→ **INSTRUCTIONS FOR THE TASK**
In the records below, find each line containing the word "this" and copy it.

○ ○ ○

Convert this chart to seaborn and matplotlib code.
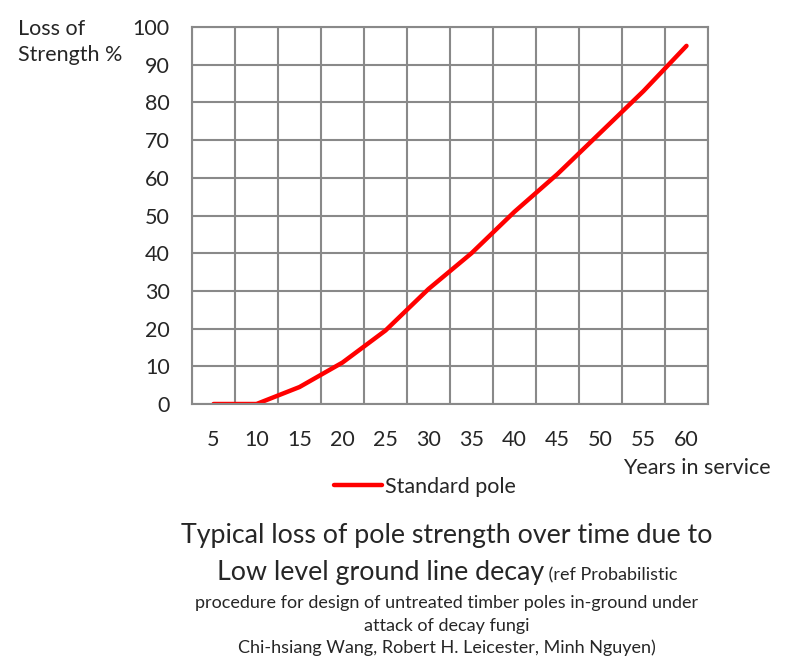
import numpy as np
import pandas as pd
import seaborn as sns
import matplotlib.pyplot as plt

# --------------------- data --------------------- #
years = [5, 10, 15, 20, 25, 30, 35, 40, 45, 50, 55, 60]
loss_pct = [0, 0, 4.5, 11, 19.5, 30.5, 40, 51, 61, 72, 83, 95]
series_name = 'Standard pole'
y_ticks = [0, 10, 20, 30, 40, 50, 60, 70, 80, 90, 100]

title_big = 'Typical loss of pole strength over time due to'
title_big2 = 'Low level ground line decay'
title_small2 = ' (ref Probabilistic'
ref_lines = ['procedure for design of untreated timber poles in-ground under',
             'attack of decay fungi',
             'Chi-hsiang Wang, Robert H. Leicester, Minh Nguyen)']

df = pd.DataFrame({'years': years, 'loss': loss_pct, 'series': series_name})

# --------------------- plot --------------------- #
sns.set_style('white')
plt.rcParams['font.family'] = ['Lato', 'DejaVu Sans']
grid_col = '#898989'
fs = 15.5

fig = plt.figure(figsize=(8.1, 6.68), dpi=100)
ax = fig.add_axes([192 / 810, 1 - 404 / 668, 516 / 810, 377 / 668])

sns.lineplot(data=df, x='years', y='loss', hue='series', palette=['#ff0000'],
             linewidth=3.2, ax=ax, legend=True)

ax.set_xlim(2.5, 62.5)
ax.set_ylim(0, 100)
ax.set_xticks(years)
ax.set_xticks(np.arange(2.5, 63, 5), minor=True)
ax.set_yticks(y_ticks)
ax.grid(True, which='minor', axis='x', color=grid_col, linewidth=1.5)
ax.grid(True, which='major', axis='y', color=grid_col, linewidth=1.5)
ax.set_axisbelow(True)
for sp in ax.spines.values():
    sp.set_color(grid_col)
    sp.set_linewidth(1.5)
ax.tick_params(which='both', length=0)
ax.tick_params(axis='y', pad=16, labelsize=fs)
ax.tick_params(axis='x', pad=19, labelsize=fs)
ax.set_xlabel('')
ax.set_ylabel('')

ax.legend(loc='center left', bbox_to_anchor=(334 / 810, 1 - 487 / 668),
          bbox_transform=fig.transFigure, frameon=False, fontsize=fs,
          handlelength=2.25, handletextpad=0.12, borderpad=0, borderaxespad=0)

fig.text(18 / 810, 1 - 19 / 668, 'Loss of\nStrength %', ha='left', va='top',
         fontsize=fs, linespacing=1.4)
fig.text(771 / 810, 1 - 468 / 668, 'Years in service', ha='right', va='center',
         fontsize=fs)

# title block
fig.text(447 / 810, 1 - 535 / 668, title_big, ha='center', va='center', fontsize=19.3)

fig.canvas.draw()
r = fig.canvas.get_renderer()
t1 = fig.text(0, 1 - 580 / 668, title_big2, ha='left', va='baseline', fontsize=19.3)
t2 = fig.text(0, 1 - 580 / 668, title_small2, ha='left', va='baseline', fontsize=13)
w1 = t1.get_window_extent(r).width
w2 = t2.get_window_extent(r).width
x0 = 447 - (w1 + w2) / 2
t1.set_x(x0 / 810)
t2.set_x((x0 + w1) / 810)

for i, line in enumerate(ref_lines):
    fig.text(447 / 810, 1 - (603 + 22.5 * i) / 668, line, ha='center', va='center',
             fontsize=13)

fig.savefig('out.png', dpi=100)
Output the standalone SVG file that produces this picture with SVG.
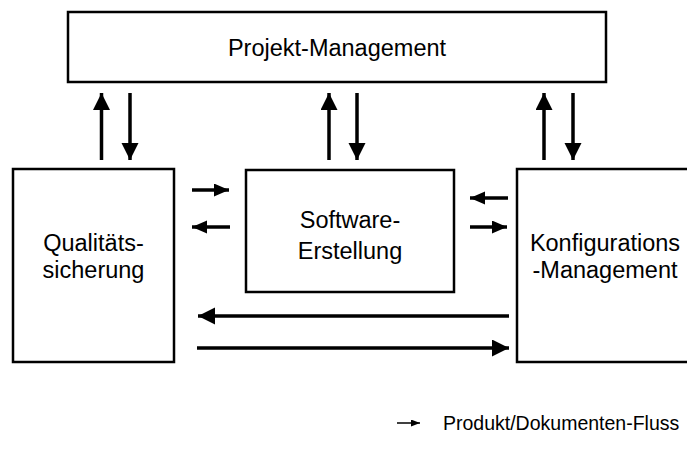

○ ○ ○

→ **THE RESPONSE**
Convert this chart to seaborn and matplotlib code.
Output the standalone SVG file that produces this picture with SVG.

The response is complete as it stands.